Walter Quakernack

Walter Konrad Quakernack (July 9, 1907 – October 11, 1946) was an Oberscharführer in the SS during the Nazi era. His SS membership number was 125266. He was tried for war crimes at the second Belsen Trial and executed.

Biography

Quakernack was born in Bielefeld, Germany. He served as a secretary in the Politische Abteilung at Auschwitz concentration camp beginning in June 1940, where he participated in mass murders using the Genickschuss method of firing one bullet into the back of the neck, established by SS-Untersturmführer Ernst Grabner.[1]

Quakernack worked as a team leader in the crematorium at Auschwitz and participated in the gassing of Soviet POWs at the end of 1941. In September 1942, he was promoted to Oberscharführer and awarded the Kriegsverdienstkreuz (War Merit Cross), in September 1943. He was further promoted camp commandant in April 1944 at Arbeitslager Laurahütte, a subcamp of Auschwitz in Siemianowice Śląskie.[2] He also worked at Auschwitz III, known as Monowitz.[3] During his time in Auschwitz, he was known to personally kill prisoners in the following way: the prisoners were led to a big warehouse, Quackernack would then also enter under the influence of alcohol with an MP-40 machine pistol and fire at the prisoners continuously to the moment when they were all dead.
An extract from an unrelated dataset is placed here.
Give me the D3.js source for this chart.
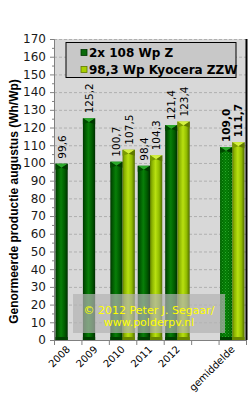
<!DOCTYPE html>
<html>
<head>
<meta charset="utf-8">
<script src="https://cdn.jsdelivr.net/npm/d3@7"></script>
<style>
  html, body { margin: 0; padding: 0; background: #fff; }
  svg { display: block; }
</style>
</head>
<body>
<div id="chart"></div>
<script>
'use strict';
// data
var categories = ['2008', '2009', '2010', '2011', '2012', '', 'gemiddelde'];
var seriesNames = ['2x 108 Wp Z', '98,3 Wp Kyocera ZZW'];
var valuesZ = [99.6, 125.2, 100.7, 98.4, 121.4, null, 109.0];
var valuesK = [null, null, 107.5, 104.3, 123.4, null, 111.7];
var yTicks = d3.range(0, 171, 10);
var yTitle = 'Genormeerde productie augustus (Wh/Wp)';
var credit = ['\u00a9 2012 Peter J. Segaar/', 'www.polderpv.nl'];

var width = 251, height = 398,
    margin = {top: 39, right: 5, bottom: 58, left: 54};

var svg = d3.select('#chart').append('svg')
  .attr('width', width).attr('height', height);

var defs = svg.append('defs');
function hGrad(id, stops) {
  var g = defs.append('linearGradient').attr('id', id)
    .attr('x1', '0%').attr('x2', '100%').attr('y1', '0%').attr('y2', '0%');
  stops.forEach(function(s) {
    g.append('stop').attr('offset', s[0]).attr('stop-color', s[1]);
  });
}
hGrad('gZ', [['0%', '#003400'], ['15%', '#005400'], ['45%', '#087f08'], ['75%', '#005c00'], ['100%', '#002e00']]);
hGrad('gK', [['0%', '#5c7a00'], ['15%', '#88b000'], ['45%', '#b8e010'], ['75%', '#90bb00'], ['100%', '#4f6a00']]);

var pat = defs.append('pattern').attr('id', 'dots')
  .attr('width', 3).attr('height', 3).attr('patternUnits', 'userSpaceOnUse');
pat.append('rect').attr('width', 3).attr('height', 3).attr('fill', '#007a00');
pat.append('rect').attr('x', 0).attr('y', 0).attr('width', 1).attr('height', 1).attr('fill', '#3fbf3f');
pat.append('rect').attr('x', 1.5).attr('y', 1.5).attr('width', 1).attr('height', 1).attr('fill', '#2aa82a');

var x0 = d3.scaleBand().domain(categories)
  .range([margin.left, width - margin.right]).padding(0);
var x1 = d3.scaleBand().domain([0, 1])
  .range([0, x0.bandwidth()]).paddingOuter(0.12).paddingInner(0);
var y = d3.scaleLinear().domain([0, 170])
  .range([height - margin.bottom, margin.top]);

var plotL = margin.left, plotR = width - margin.right,
    plotT = margin.top, plotB = height - margin.bottom;

// plot background
svg.append('rect')
  .attr('x', plotL).attr('y', plotT)
  .attr('width', plotR - plotL).attr('height', plotB - plotT)
  .attr('fill', '#d8d8d8');

// grid
svg.append('g').selectAll('line')
  .data(yTicks.filter(function(t) { return t > 0; }))
  .enter().append('line')
  .attr('x1', plotL).attr('x2', plotR)
  .attr('y1', function(d) { return y(d) + 0.5; })
  .attr('y2', function(d) { return y(d) + 0.5; })
  .attr('stroke', '#b0b0b0').attr('stroke-dasharray', '3,2');

// right border
svg.append('line')
  .attr('x1', plotR + 0.5).attr('x2', plotR + 0.5)
  .attr('y1', plotT).attr('y2', plotB)
  .attr('stroke', '#000').attr('stroke-width', 2);

// bars
var bars = [];
categories.forEach(function(c, i) {
  [valuesZ[i], valuesK[i]].forEach(function(v, s) {
    if (v !== null) bars.push({cat: c, s: s, v: v, avg: c === 'gemiddelde'});
  });
});

var barG = svg.append('g');
bars.forEach(function(d) {
  var bx = x0(d.cat) + x1(d.s), bw = x1.bandwidth(), top = y(d.v);
  var g = barG.append('g');
  g.append('rect')
    .attr('x', bx).attr('y', top)
    .attr('width', bw).attr('height', y(0) - top)
    .attr('fill', d.avg && d.s === 0 ? 'url(#dots)' : (d.s === 0 ? 'url(#gZ)' : 'url(#gK)'));
  if (d.avg && d.s === 0) {
    g.append('rect')
      .attr('x', bx).attr('y', top).attr('width', bw).attr('height', y(0) - top)
      .attr('fill', 'url(#gZ)').attr('opacity', 0.35);
  }
  // bevelled top
  var capH = 4;
  g.append('path')
    .attr('d', 'M' + bx + ',' + top + 'L' + (bx + bw) + ',' + top +
      'L' + (bx + bw / 2) + ',' + (top + capH) + 'Z')
    .attr('fill', d.s === 0 ? '#2aa82a' : '#d4f040');
  g.append('path')
    .attr('d', 'M' + bx + ',' + top + 'L' + (bx + bw / 2) + ',' + (top + capH) +
      'L' + bx + ',' + (top + capH + 2) + 'Z')
    .attr('fill', d.s === 0 ? '#004a00' : '#7a9a00');
  g.append('path')
    .attr('d', 'M' + (bx + bw) + ',' + top + 'L' + (bx + bw / 2) + ',' + (top + capH) +
      'L' + (bx + bw) + ',' + (top + capH + 2) + 'Z')
    .attr('fill', d.s === 0 ? '#003800' : '#5f7800');
  // bottom edge
  g.append('rect')
    .attr('x', bx).attr('y', y(0) - 3).attr('width', bw).attr('height', 3)
    .attr('fill', d.s === 0 ? '#004000' : '#6a8800');

  // value label
  var lx = bx + bw / 2 + 4, ly = top - 5;
  g.append('text')
    .attr('transform', 'translate(' + lx + ',' + ly + ') rotate(-90)')
    .attr('text-anchor', 'start')
    .style('font-family', 'DejaVu Sans, Verdana, sans-serif')
    .style('font-size', '10.5px')
    .style('font-weight', d.avg ? 'bold' : 'normal')
    .attr('fill', '#000')
    .text(d3.format('.1f')(d.v).replace('.', ','));
});

// y axis
var yAxis = svg.append('g')
  .attr('transform', 'translate(' + plotL + ',0)')
  .call(d3.axisLeft(y).tickValues(yTicks).tickSize(4).tickPadding(4));
yAxis.select('.domain').attr('stroke', '#808080');
yAxis.selectAll('.tick line').attr('stroke', '#808080');
yAxis.selectAll('text')
  .style('font-family', 'DejaVu Sans, Verdana, sans-serif')
  .style('font-size', '12px').attr('fill', '#1a1a1a');
svg.append('g').selectAll('line')
  .data(d3.range(5, 170, 10)).enter().append('line')
  .attr('x1', plotL - 2).attr('x2', plotL)
  .attr('y1', function(d) { return y(d) + 0.5; })
  .attr('y2', function(d) { return y(d) + 0.5; })
  .attr('stroke', '#808080');

// x axis
var xAxisG = svg.append('g').attr('transform', 'translate(0,' + plotB + ')');
xAxisG.append('line')
  .attr('x1', plotL).attr('x2', plotR + 1)
  .attr('y1', 0.5).attr('y2', 0.5).attr('stroke', '#808080');
xAxisG.selectAll('.tk')
  .data(categories.map(function(c) { return x0(c); }).concat([plotR]))
  .enter().append('line')
  .attr('x1', function(d) { return d + 0.5; }).attr('x2', function(d) { return d + 0.5; })
  .attr('y1', 0).attr('y2', 5).attr('stroke', '#808080');
xAxisG.selectAll('.lbl')
  .data(categories.filter(function(c) { return c !== ''; }))
  .enter().append('text')
  .attr('transform', function(c) {
    return 'translate(' + (x0(c) + x0.bandwidth() / 2 + 3) + ',10) rotate(-45)';
  })
  .attr('text-anchor', 'end')
  .style('font-family', 'DejaVu Sans, Verdana, sans-serif')
  .style('font-size', '10px')
  .attr('fill', '#000')
  .text(function(c) { return c; });

// y title
svg.append('text')
  .attr('transform', 'translate(18,' + ((plotT + plotB) / 2 + 12) + ') rotate(-90)')
  .attr('text-anchor', 'middle')
  .style('font-family', 'Liberation Sans, Arial, sans-serif')
  .style('font-size', '12px').style('font-weight', 'bold')
  .attr('fill', '#000')
  .text(yTitle);

// legend
var leg = svg.append('g').attr('transform', 'translate(66,42.5)');
leg.append('rect').attr('width', 170).attr('height', 35)
  .attr('fill', '#c8c8c8').attr('stroke', '#000').attr('stroke-width', 1);
seriesNames.forEach(function(n, i) {
  var ly = 10 + i * 17;
  leg.append('rect').attr('x', 15).attr('y', ly - 3).attr('width', 6).attr('height', 6)
    .attr('fill', i === 0 ? '#0a6a0a' : '#a8d000')
    .attr('stroke', i === 0 ? '#003300' : '#5f7800').attr('stroke-width', 0.8);
  leg.append('text').attr('x', 23).attr('y', ly + 4.5)
    .style('font-family', 'DejaVu Sans, Verdana, sans-serif')
    .style('font-size', '12px').style('font-weight', 'bold')
    .attr('fill', '#000').text(n);
});

// credit box
var cr = svg.append('g');
cr.append('rect').attr('x', 73).attr('y', 294).attr('width', 152).attr('height', 39)
  .attr('fill', '#b4b4b4').attr('opacity', 0.7);
credit.forEach(function(t, i) {
  cr.append('text').attr('x', 149).attr('y', 314 + i * 12)
    .attr('text-anchor', 'middle')
    .style('font-family', 'DejaVu Sans, Verdana, sans-serif')
    .style('font-size', '11px')
    .attr('fill', '#ffff00').text(t);
});
</script>
</body>
</html>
Former member of Sonderkommando unit, tasked to get the bodies on trucks and take them to crematorium recalled, that Quackernack was staying in the middle of the warehouse, surrounded by dead bodies, holding an overheated gun, with his uniform entirely red from blood laughing loudly. Quackernack notoriously abused alcohol, so he was barely walking and had numerous outbursts of anger.

On January 23, 1945, he accompanied a death march of 500 prisoners from Auschwitz to the Mühlenberg suburb of Hanover, arriving around February 3, 1945. On April 8, 1945, he was part of a death-march evacuation from Mühlenberg to Bergen-Belsen. On trial during part of the 2nd Belsen Trial, held at Celle and Lüneburg, he was sentenced to death in June 1946 and hanged on October 11, 1946.[3]

Quakernack is mentioned several times in the account of Filip Müller, who worked in a Sonderkommando at Auschwitz and was an eye witness.[4]

References

  1. "The Auschwitz Extermination Camp" University of the West of England, Holocaust archive. Source: "German Crimes in Poland. Volume 1. Central Commission for the Investigation of German Crimes in Poland. Warsaw, 1946" Retrieved May 17, 2010
  2. "Laurahütte" Holocaust website. Retrieved May 17, 2010
  3. 1 2 Timeline of Quackernack's life Retrieved May 17, 2010
  4. Müller, Filip (1999) [1979]. 'Eyewitness Auschwitz - Three Years in the Gas Chambers. trans. Routledge & Kegan Paul Ltd. and Susanne Flatauer. Chicago: Ivan R. Dee & in association with the United States Holocaust Memorial Museum. p. 180. ISBN 1-56663-271-4.